I mean ... he's saying right there on the slide there's less than 1mm of length error budget at 10GHz.
And that's gobs. What's your typical space between the lines in a pair? Five mils? You run them side by side and you'd be hard pressed to make a length error significant enough to matter. Yeah you do need to be aware of it enough to ask whether you're good when you're routing a really weird loop.. but for the vast majority of things and sane routing, you can just eyeball it or don't need to care at all.

Point is, a lot of people seem to think length matching is critical ("for anybody that is working on anything over couple hundred megahertz") and application notes would have you believe as much but the industry experts and theory I've found suggest it's way overstated.

I've always followed Howard Johnson's rule of thumb to match them within 1/10 of the rise time, but it's not like it's a lot of work: the software does it automatically.
That's fairly intuitive. The lower current being present before the signal arrives is not intuitive.
I just arrives through the air. The electromagnetic wave will propagate with similar speeds through the air and wire.
I didn't finish the video (yet, no fault of the video, just bad timing), but I don't think it's EMI - the "pre-current" looked fairly flat, and EM doesn't like flat. I'd expect EMI to show as a spike timed to match the leading edge of the signal.
I think the takeaway is that EMI looks flat for a while if you run half a kilometer of wire next to a half-a-kilometer long source of EMI.

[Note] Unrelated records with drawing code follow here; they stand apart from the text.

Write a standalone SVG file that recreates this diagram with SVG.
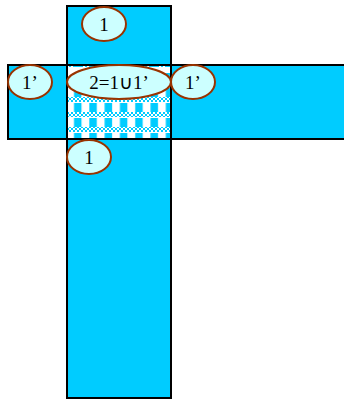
<svg xmlns="http://www.w3.org/2000/svg" width="344" height="400" viewBox="0 0 344 400">
<style>
.band{fill:#00CCFF}
.edge{fill:none;stroke:#000;stroke-width:2}
.fine{fill:url(#fine)}
.lbl ellipse{fill:#CCFFFF;stroke:#993300;stroke-width:2}
.lbl text{font-family:"Liberation Serif","Times New Roman",serif;font-size:19px;fill:#000;text-anchor:middle}
</style>
<defs>
<pattern id="fine" x="67" y="0" width="4" height="4" patternUnits="userSpaceOnUse">
<rect x="0" y="0" width="2" height="2" fill="#00CCFF"/>
<rect x="2" y="2" width="2" height="2" fill="#00CCFF"/>
</pattern>
<pattern id="blocks" x="67" y="97" width="15.3" height="15" patternUnits="userSpaceOnUse">
<rect x="7" y="6" width="7.5" height="9" fill="#00CCFF"/>
</pattern>
<clipPath id="sq"><rect x="67" y="65" width="104" height="74"/></clipPath>
</defs>
<g id="vertical-strip">
<rect class="band" x="67" y="6" width="104" height="392"/>
</g>
<g id="horizontal-strip">
<rect class="band" x="8" y="65" width="340" height="74"/>
</g>
<g id="intersection" clip-path="url(#sq)">
<rect x="67" y="65" width="104" height="74" fill="#fff"/>
<rect x="67" y="65" width="104" height="74" fill="url(#blocks)"/>
<rect class="fine" x="67" y="65" width="104" height="2"/>
<rect class="fine" x="67" y="82" width="104" height="5"/>
<rect class="fine" x="67" y="97" width="104" height="5"/>
<rect class="fine" x="67" y="112" width="104" height="5"/>
<rect class="fine" x="67" y="127" width="104" height="5"/>
</g>
<g id="outlines">
<rect class="edge" x="67" y="6" width="104" height="392"/>
<rect class="edge" x="8" y="65" width="340" height="74"/>
</g>
<g id="label-top" class="lbl">
<ellipse cx="104" cy="24" rx="22" ry="17"/>
<text x="104" y="30.5">1</text>
</g>
<g id="label-left" class="lbl">
<ellipse cx="30" cy="82" rx="22" ry="17"/>
<text x="30" y="88.5">1’</text>
</g>
<g id="label-center" class="lbl">
<ellipse cx="119" cy="82" rx="52" ry="17"/>
<text x="119" y="88.5">2=1∪1’</text>
</g>
<g id="label-right" class="lbl">
<ellipse cx="193" cy="82" rx="22" ry="17"/>
<text x="193" y="88.5">1’</text>
</g>
<g id="label-bottom" class="lbl">
<ellipse cx="89" cy="157" rx="22" ry="17"/>
<text x="89" y="163.5">1</text>
</g>
</svg>
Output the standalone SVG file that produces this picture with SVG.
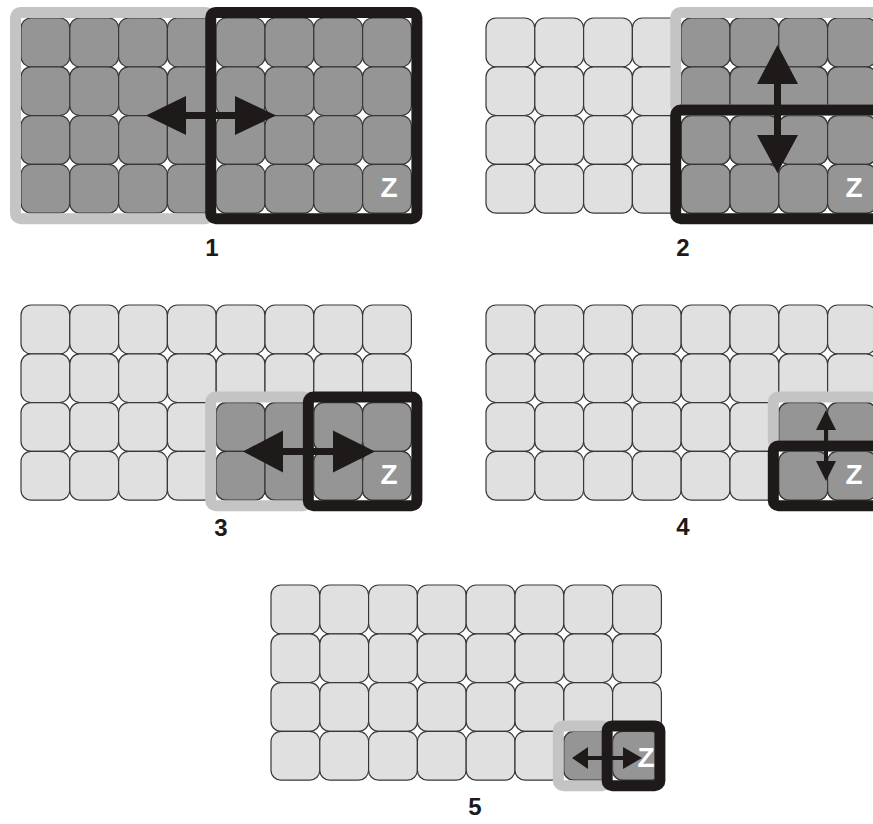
<svg xmlns="http://www.w3.org/2000/svg" xmlns:xlink="http://www.w3.org/1999/xlink" width="873" height="824" viewBox="0 0 873 824">
<style>
.lt{fill:#e0e0e0;stroke:#383838;stroke-width:1.2}
.dk{fill:#959595;stroke:#383838;stroke-width:1.2}
.fl{fill:none;stroke:#c4c4c4;stroke-width:11}
.fb{fill:none;stroke:#1e1a19;stroke-width:11}
.z{font-family:"Liberation Sans",Arial,sans-serif;font-weight:bold;font-size:28px;fill:#ffffff;text-anchor:middle}
.lb{font-family:"Liberation Sans",Arial,sans-serif;font-weight:bold;font-size:24px;fill:#1e1a19;text-anchor:middle}
.ar{fill:#1e1a19}
</style>
<defs>
<rect id="c" width="48.8" height="48.8" rx="10"/>
<g id="r2"><use href="#c"/><use href="#c" x="48.8"/></g>
<g id="r4"><use href="#r2"/><use href="#r2" x="97.6"/></g>
<g id="r8"><use href="#r4"/><use href="#r4" x="195.2"/></g>
<g id="b44"><use href="#r4"/><use href="#r4" y="48.8"/><use href="#r4" y="97.6"/><use href="#r4" y="146.4"/></g>
<g id="grid"><use href="#r8"/><use href="#r8" y="48.8"/><use href="#r8" y="97.6"/><use href="#r8" y="146.4"/></g>
</defs>
<rect width="873" height="824" fill="#ffffff"/>
<g id="panel1" transform="translate(21,18)">
<use href="#grid" class="dk"/>
<rect class="fl" x="-5.5" y="-5.5" width="195.2" height="206.2" rx="5"/>
<rect class="fb" x="189.7" y="-5.5" width="206.2" height="206.2" rx="5"/>
<text class="z" x="368" y="179">Z</text>
</g>
<g id="panel2" transform="translate(486,18)">
<use href="#grid" class="lt"/>
<use href="#b44" class="dk" x="195.2"/>
<rect class="fl" x="189.7" y="-5.5" width="206.2" height="97.6" rx="5"/>
<rect class="fb" x="189.7" y="92.1" width="206.2" height="108.6" rx="5"/>
<text class="z" x="368" y="179">Z</text>
</g>
<g id="panel3" transform="translate(21,305)">
<use href="#grid" class="lt"/>
<use href="#r4" class="dk" x="195.2" y="97.6"/>
<use href="#r4" class="dk" x="195.2" y="146.4"/>
<rect class="fl" x="189.7" y="92.1" width="97.6" height="108.6" rx="5"/>
<rect class="fb" x="287.3" y="92.1" width="108.6" height="108.6" rx="5"/>
<text class="z" x="368" y="179">Z</text>
</g>
<g id="panel4" transform="translate(486,305)">
<use href="#grid" class="lt"/>
<use href="#r2" class="dk" x="292.8" y="97.6"/>
<use href="#r2" class="dk" x="292.8" y="146.4"/>
<rect class="fl" x="287.3" y="92.1" width="108.6" height="48.8" rx="5"/>
<rect class="fb" x="287.3" y="140.9" width="108.6" height="59.8" rx="5"/>
<text class="z" x="368" y="179">Z</text>
</g>
<g id="panel5" transform="translate(271,585)">
<use href="#grid" class="lt"/>
<use href="#r2" class="dk" x="292.8" y="146.4"/>
<rect class="fl" x="287.3" y="140.9" width="48.8" height="59.8" rx="5"/>
<rect class="fb" x="336.1" y="140.9" width="52.8" height="59.8" rx="5"/>
<text class="z" x="375" y="182">Z</text>
</g>
<g id="connectors">
<polygon class="ar" points="146,115.6 186,96 186,112 235,112 235,96 276,115.6 235,135 235,119 186,119 186,135"/>
<polygon class="ar" points="777.5,45 798,84 781,84 781,135 798,135 777.5,173 757,135 774,135 774,84 757,84"/>
<polygon class="ar" points="243,451.4 283,430.4 283,448 333,448 333,430.4 375,451.4 333,472.4 333,455 283,455 283,472.4"/>
<polygon class="ar" points="826,410 836,430 828,430 828,461 836,461 826,481 816,461 824,461 824,430 816,430"/>
<polygon class="ar" points="572,758 588,747 588,756 623,756 623,747 642,758 623,769 623,760 588,760 588,769"/>
</g>
<g id="labels">
<text class="lb" x="212" y="256">1</text>
<text class="lb" x="683" y="256">2</text>
<text class="lb" x="221" y="536">3</text>
<text class="lb" x="683" y="535">4</text>
<text class="lb" x="475" y="815">5</text>
</g>
</svg>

The leading edge isn't there for one nanosecond and then gone, it travels down and continues to induce a current to the adjacent conductor, a current which must continues to flow.

>There is NO debate

I'm guessing you never checked the comment section.

Bring any topic however widely known and thoroughly proven to a large enough general audience and you will always find people with no actual knowledge that will question it.

Try to find a post on HN with a lot of upvotes and comments where everybody would agree on something.

If you want to know if there is "physics debate" ask people who know physics, not commenters on Youtube or HN.

Why are random commenters not allowed to have a debate regarding physics?
They are allowed to.

However, saying the phrase "a <n> debate" -usually- leads people to believe there exists a debate about <n> in the field of <n> between experts who study <n>.